For all her excitement at being in a big-budget blockbuster, Jovovich’s previous film experience had not quite prepared for the work that would be involved.
“It was like going from zero to 60 in two seconds,” she admits. “When I did Fifth Element, we were doing six to eight hour rehearsal days and I was in shock. I didn’t know that people worked that hard to do all the stunts. I always thought, ’Oh, its just movie magic. I’ll just stand there and they’ll do everything for me.’ It was intense.”
While surprised by the amount of work required for action films, Jovovich quickly came to respect and embrace the work involved.
“It’s always dangerous,” she acknowledges. “There’s always the chance that something’s going to go wrong. But I think as long you work really hard and are prepared, it’s like anything. You just have to learn it like the back of your hand and then go with it.”
Although Jovovich does a majority of her own stunts, she does allow that there are some things she won’t attempt due to their complexity, or her own tendency to immerse herself in her roles.
“I didn’t do the motorcycle stuff that they wanted me to do in Ultraviolet for that reason,” she discloses with a self-deprecating laugh. “I’m the kind of actor that when I get on set I already know so much about what my character is and what is happening that I just want to go! I just want to move and do it! Don’t put an 800-pound piece of metal that moves anywhere close to me during that time because when you call ‘Action!’ I’m just going to go! I’m definitely the typical actor that stunt people have to watch out for, because I will hurt you. I’ve given every director on an action film I’ve worked on a black eye or a major bruise.”
Jovovich also recognizes that action films are not just intense stunt work and is careful to pick projects with storylines she thinks will appeal to audiences. However, a film can often change in its journey from script to screen, a pitfall she readily admits Resident Evil 2 succumbed to.

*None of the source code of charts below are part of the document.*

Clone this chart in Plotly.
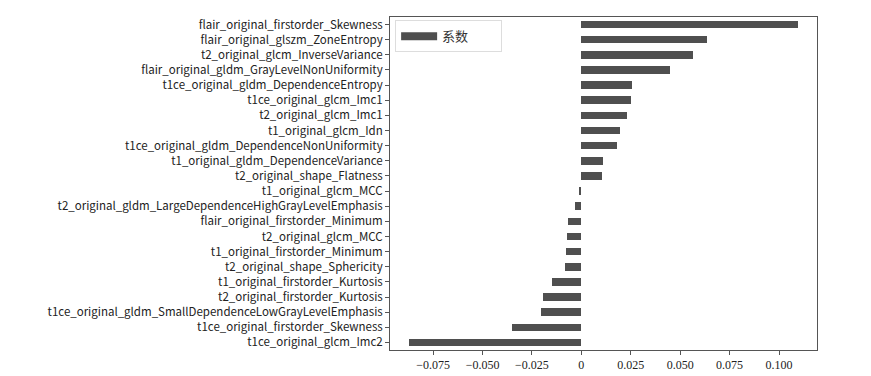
import plotly.graph_objects as go

features = [
    "flair_original_firstorder_Skewness",
    "flair_original_glszm_ZoneEntropy",
    "t2_original_glcm_InverseVariance",
    "flair_original_gldm_GrayLevelNonUniformity",
    "t1ce_original_gldm_DependenceEntropy",
    "t1ce_original_glcm_Imc1",
    "t2_original_glcm_Imc1",
    "t1_original_glcm_Idn",
    "t1ce_original_gldm_DependenceNonUniformity",
    "t1_original_gldm_DependenceVariance",
    "t2_original_shape_Flatness",
    "t1_original_glcm_MCC",
    "t2_original_gldm_LargeDependenceHighGrayLevelEmphasis",
    "flair_original_firstorder_Minimum",
    "t2_original_glcm_MCC",
    "t1_original_firstorder_Minimum",
    "t2_original_shape_Sphericity",
    "t1_original_firstorder_Kurtosis",
    "t2_original_firstorder_Kurtosis",
    "t1ce_original_gldm_SmallDependenceLowGrayLevelEmphasis",
    "t1ce_original_firstorder_Skewness",
    "t1ce_original_glcm_Imc2",
]
coefficients = [
    0.1094, 0.0636, 0.0567, 0.0447, 0.0258, 0.0250, 0.0230, 0.0196, 0.0182,
    0.0108, 0.0106, -0.0012, -0.0030, -0.0067, -0.0072, -0.0076, -0.0081,
    -0.0150, -0.0194, -0.0204, -0.0352, -0.0870,
]
series_name = "系数"
x_tickvals = [-0.075, -0.05, -0.025, 0, 0.025, 0.05, 0.075, 0.1]
x_ticktext = ["\u22120.075", "\u22120.050", "\u22120.025", "0", "0.025", "0.050", "0.075", "0.100"]

bar_color = "#4f4f4f"

fig = go.Figure()
fig.add_trace(go.Bar(
    x=coefficients, y=features, orientation="h", name=series_name,
    marker=dict(color=bar_color, line=dict(width=0)), width=0.5,
    showlegend=False,
))
# legend-only entry drawn as a wide rectangle like the reference's legend patch
fig.add_trace(go.Scatter(
    x=[None], y=[None], mode="lines", name=series_name,
    line=dict(color=bar_color, width=8), showlegend=True, hoverinfo="skip",
))

fig.update_layout(
    width=871, height=376,
    margin=dict(l=382, r=62, t=9, b=34, autoexpand=False),
    plot_bgcolor="white", paper_bgcolor="white",
    bargap=0,
    showlegend=True,
    legend=dict(
        orientation="h",
        x=0.012, y=0.99, xanchor="left", yanchor="top",
        bgcolor="white", bordercolor="#dddddd", borderwidth=1,
        font=dict(family="Noto Sans CJK SC, serif", size=13, color="#333333"),
        itemwidth=36, entrywidth=54, entrywidthmode="pixels",
    ),
    xaxis=dict(
        range=[-0.0968, 0.1192], tickvals=x_tickvals, ticktext=x_ticktext,
        showgrid=False, zeroline=False, showline=True, mirror=True,
        linecolor="#555555", linewidth=1,
        ticks="outside", ticklen=4, tickcolor="#555555",
        tickfont=dict(family="Liberation Serif, Times New Roman, serif", size=12, color="#222222"),
    ),
    yaxis=dict(
        autorange="reversed",
        showgrid=False, zeroline=False, showline=True, mirror=True,
        linecolor="#555555", linewidth=1,
        ticks="outside", ticklen=4, tickcolor="#555555",
        tickfont=dict(family="Noto Sans CJK SC, Noto Sans, sans-serif", size=11.5, color="#222222"),
    ),
)

fig.write_html("out.html")
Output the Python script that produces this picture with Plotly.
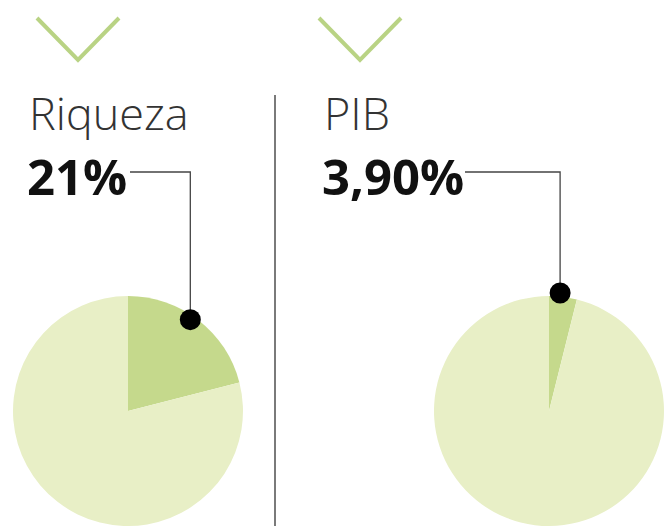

“I am definitely the kind of person that likes to work a lot on the scripts that I’m involved with and we tried really hard to make Resident Evil 2 as good as the first one,” she candidly states to a fan who expressed disappointment with the sequel. “Of course, the studio really wanted more action and more big explosions, taking things ‘up a notch.’ I think the storyline got a little swept under the carpet because of that. Unfortunately, with these kind of movies, there’s only so much control that the creative people have before it gets subverted by ‘The Man.’ We did our best and hopefully you’ll like Resident Evil 3 better. I have to say that the script for Resident Evil 3 is really rad and there’s going to be some crazy stuff. You won’t even expect some of things that are in Resident Evil 3.”
In addition to acting and modeling, Jovovich has found to release a best-selling pop album – 1994’s The Divine Comedy – as well as launching a clothing line.
“When you’re in the movie industry, the problem is that you just don’t know what you’re going to do next,” she says. “If I sat around waiting for my next film to come along I would probably shoot myself, so that’s why I have my music and my own clothing line. I’m a creative person and I like to express myself.”